Given data
>>
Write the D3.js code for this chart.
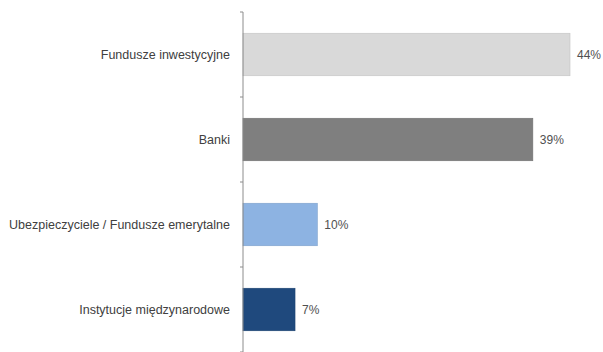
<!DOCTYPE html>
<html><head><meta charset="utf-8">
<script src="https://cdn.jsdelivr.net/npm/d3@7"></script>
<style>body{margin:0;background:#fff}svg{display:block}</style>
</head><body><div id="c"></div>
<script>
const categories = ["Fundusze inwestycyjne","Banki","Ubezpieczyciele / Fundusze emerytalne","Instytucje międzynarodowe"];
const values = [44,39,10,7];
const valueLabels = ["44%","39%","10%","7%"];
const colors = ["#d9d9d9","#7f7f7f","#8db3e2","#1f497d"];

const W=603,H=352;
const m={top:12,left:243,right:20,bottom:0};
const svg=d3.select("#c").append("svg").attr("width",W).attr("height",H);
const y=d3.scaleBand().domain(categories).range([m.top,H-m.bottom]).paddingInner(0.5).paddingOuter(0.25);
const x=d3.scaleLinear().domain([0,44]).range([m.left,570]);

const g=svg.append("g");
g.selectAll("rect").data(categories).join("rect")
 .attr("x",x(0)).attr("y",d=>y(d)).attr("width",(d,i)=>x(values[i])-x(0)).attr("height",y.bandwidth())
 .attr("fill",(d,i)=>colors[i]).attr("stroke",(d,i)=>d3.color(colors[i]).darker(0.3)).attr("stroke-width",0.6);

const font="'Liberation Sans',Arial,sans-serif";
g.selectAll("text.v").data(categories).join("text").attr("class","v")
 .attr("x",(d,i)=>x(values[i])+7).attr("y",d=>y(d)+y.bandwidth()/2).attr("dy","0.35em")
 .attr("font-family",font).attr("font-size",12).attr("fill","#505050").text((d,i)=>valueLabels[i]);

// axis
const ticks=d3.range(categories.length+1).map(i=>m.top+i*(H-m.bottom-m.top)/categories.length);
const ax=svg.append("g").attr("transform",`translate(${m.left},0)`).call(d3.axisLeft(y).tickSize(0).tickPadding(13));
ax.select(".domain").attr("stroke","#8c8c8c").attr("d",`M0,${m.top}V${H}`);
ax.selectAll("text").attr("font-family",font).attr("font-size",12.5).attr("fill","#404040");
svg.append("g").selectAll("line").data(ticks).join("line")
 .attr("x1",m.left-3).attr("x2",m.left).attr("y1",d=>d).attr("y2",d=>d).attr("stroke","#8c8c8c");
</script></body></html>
<<
Requirements
Transcribe the whole listing exactly. Pictures stay out of your copy.

Exercise output
Write the D3.js code for this chart.
<!DOCTYPE html>
<html><head><meta charset="utf-8">
<script src="https://cdn.jsdelivr.net/npm/d3@7"></script>
<style>body{margin:0;background:#fff}svg{display:block}</style>
</head><body><div id="c"></div>
<script>
const categories = ["Fundusze inwestycyjne","Banki","Ubezpieczyciele / Fundusze emerytalne","Instytucje międzynarodowe"];
const values = [44,39,10,7];
const valueLabels = ["44%","39%","10%","7%"];
const colors = ["#d9d9d9","#7f7f7f","#8db3e2","#1f497d"];

const W=603,H=352;
const m={top:12,left:243,right:20,bottom:0};
const svg=d3.select("#c").append("svg").attr("width",W).attr("height",H);
const y=d3.scaleBand().domain(categories).range([m.top,H-m.bottom]).paddingInner(0.5).paddingOuter(0.25);
const x=d3.scaleLinear().domain([0,44]).range([m.left,570]);

const g=svg.append("g");
g.selectAll("rect").data(categories).join("rect")
 .attr("x",x(0)).attr("y",d=>y(d)).attr("width",(d,i)=>x(values[i])-x(0)).attr("height",y.bandwidth())
 .attr("fill",(d,i)=>colors[i]).attr("stroke",(d,i)=>d3.color(colors[i]).darker(0.3)).attr("stroke-width",0.6);

const font="'Liberation Sans',Arial,sans-serif";
g.selectAll("text.v").data(categories).join("text").attr("class","v")
 .attr("x",(d,i)=>x(values[i])+7).attr("y",d=>y(d)+y.bandwidth()/2).attr("dy","0.35em")
 .attr("font-family",font).attr("font-size",12).attr("fill","#505050").text((d,i)=>valueLabels[i]);

// axis
const ticks=d3.range(categories.length+1).map(i=>m.top+i*(H-m.bottom-m.top)/categories.length);
const ax=svg.append("g").attr("transform",`translate(${m.left},0)`).call(d3.axisLeft(y).tickSize(0).tickPadding(13));
ax.select(".domain").attr("stroke","#8c8c8c").attr("d",`M0,${m.top}V${H}`);
ax.selectAll("text").attr("font-family",font).attr("font-size",12.5).attr("fill","#404040");
svg.append("g").selectAll("line").data(ticks).join("line")
 .attr("x1",m.left-3).attr("x2",m.left).attr("y1",d=>d).attr("y2",d=>d).attr("stroke","#8c8c8c");
</script></body></html>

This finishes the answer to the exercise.